On Leisure VI

“But,” say you, “it makes a difference whether you adopt the contemplative life for the sake of your own pleasure, demanding nothing from it save unbroken contemplation without any result: for such a life is a sweet one and has attractions of its own.”

To this I answer you: It makes just as much difference in what spirit you lead the life of a public man, whether you are never at rest, and never set apart any time during which you may turn your eyes away from the things of Earth to those of Heaven.

It is by no means desirable that one should merely strive to accumulate property without any love of virtue, or do nothing but hard work without any cultivation of the intellect, for these things ought to be combined and blended together; and, similarly, virtue placed in leisure without action is but an incomplete and feeble good thing, because she never displays what she has learned.

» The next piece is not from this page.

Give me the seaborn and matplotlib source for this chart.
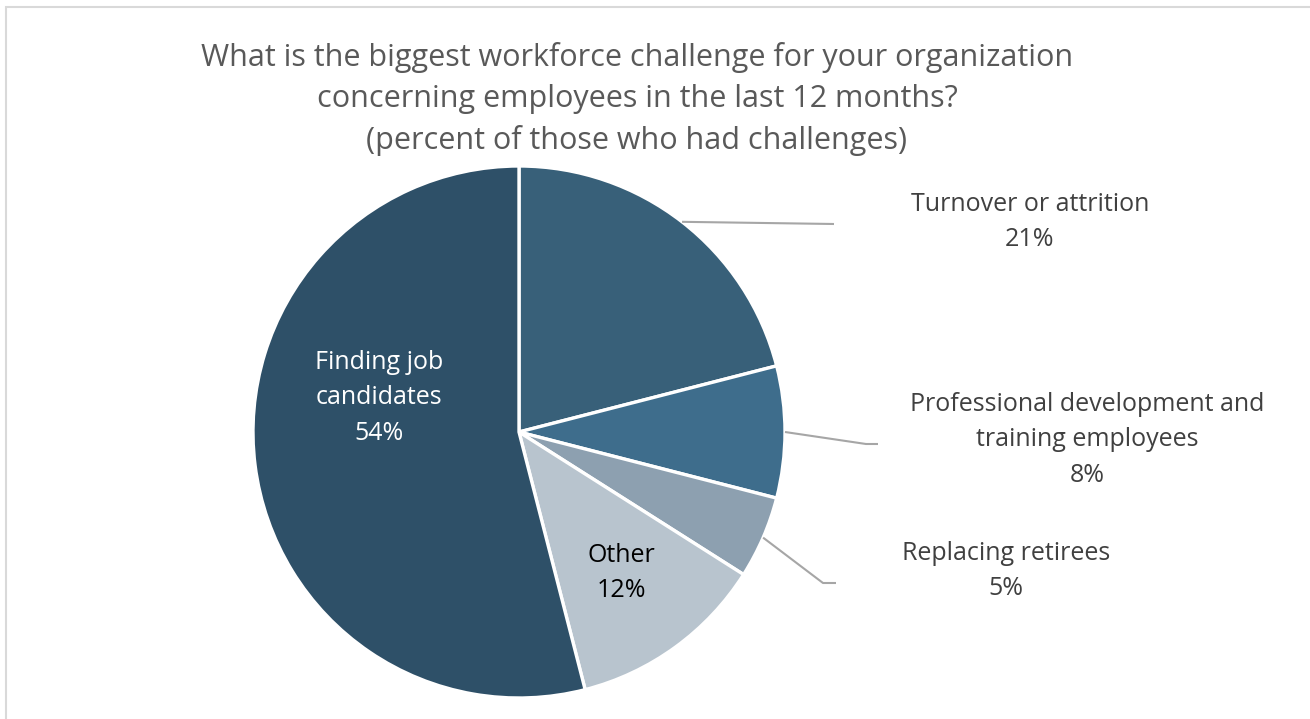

Who can deny that she ought to test her progress in actual work, and not merely think what ought to be done, but also sometimes use her hands as well as her head, and bring her conceptions into actual being?

But if the wise man be quite willing to act thus, if it be the things to be done, not the man to do them that are wanting, will you not then allow him to live to himself?

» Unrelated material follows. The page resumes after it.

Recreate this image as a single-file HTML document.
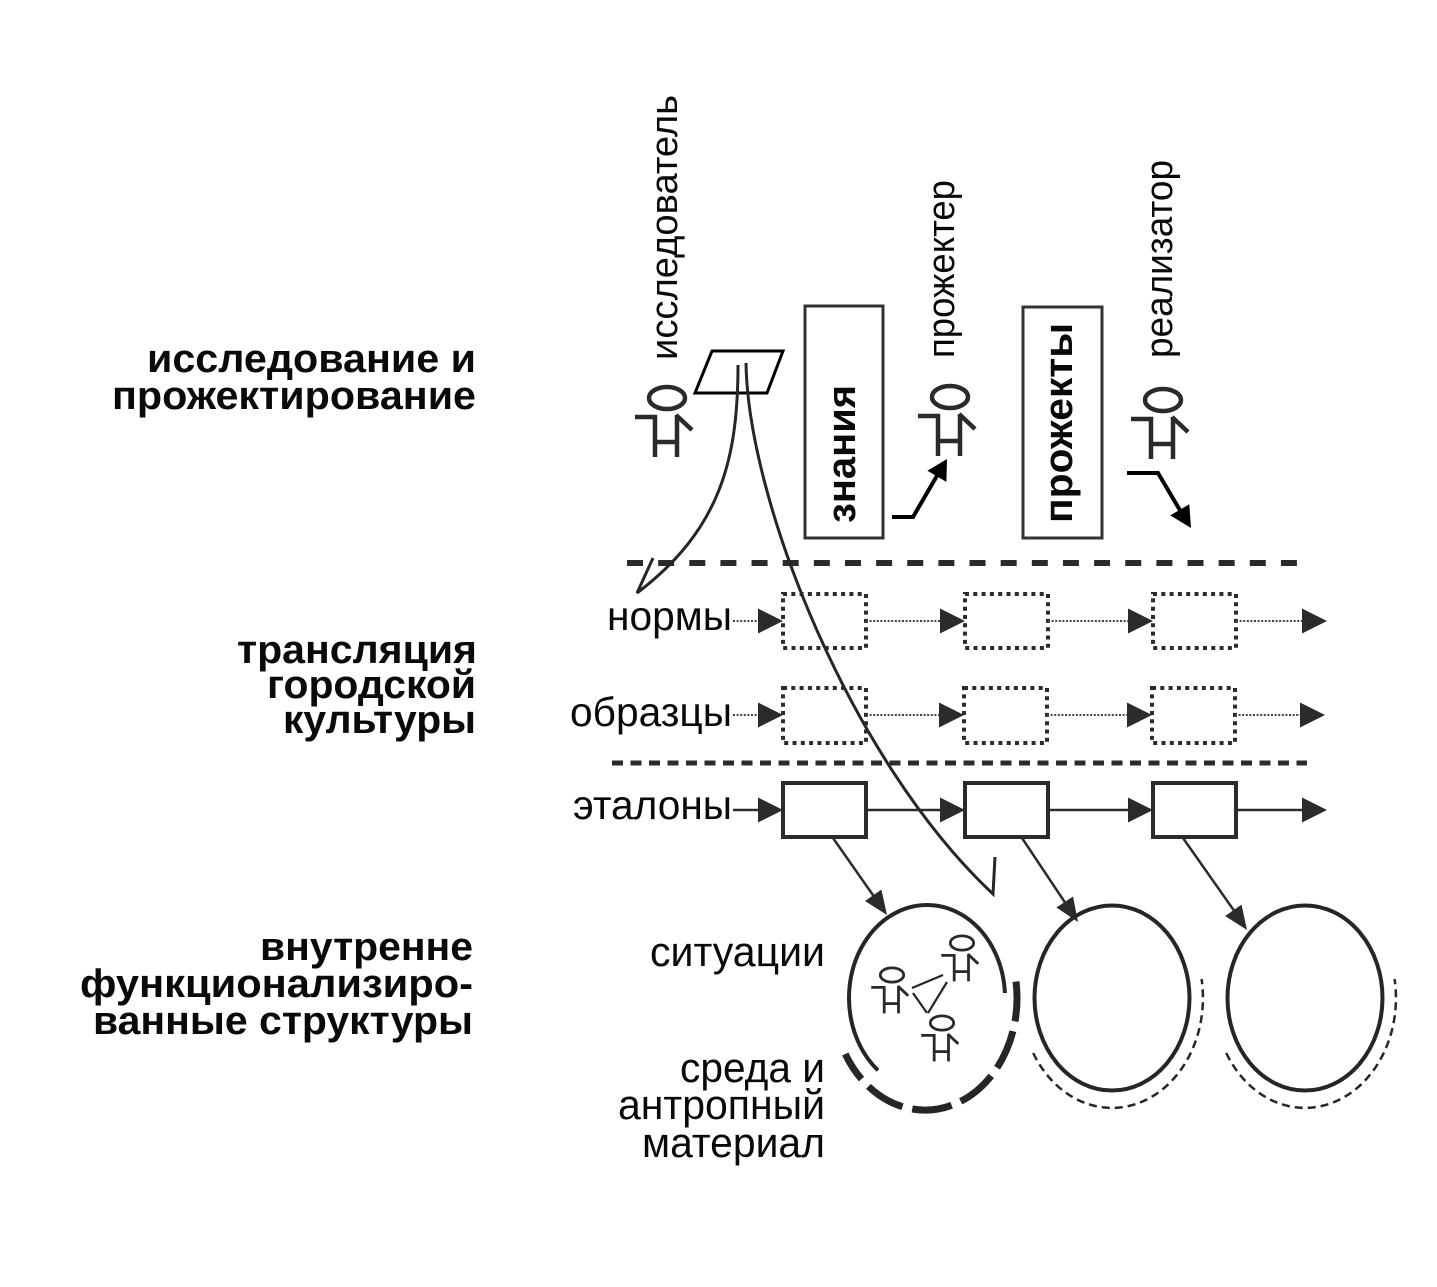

What is the wise man’s purpose in devoting himself to leisure? He knows that in leisure as well as in action he will accomplish something by which he will be of service to posterity.

Our school at any rate declares that Zeno and Chrysippus have done greater things than they would have done had they been in command of armies, or filled high offices, or passed laws: which latter indeed they did pass, though not for one single state, but for the whole human race.

How then can it be unbecoming to a good man to enjoy a leisure such as this, by whose means he gives laws to ages to come, and addresses himself not to a few persons but to all men of all nations, both now and hereafter?

To sum up the matter, I ask you whether Cleanthes, Chrysippus, and Zeno lived in accordance with their doctrine?

I am sure that you will answer that they lived in the manner in which they taught that men ought to live: yet no one of them governed a state. “They had not,” you reply, “the amount of property or social position which as a rule enables people to take part in public affairs.”

Yet for all that they did not live an idle life: they found the means of making their retirement more useful to mankind than the perspirings and runnings to and fro of other men: wherefore these persons are thought to have done great things, in spite of their having done nothing of a public character.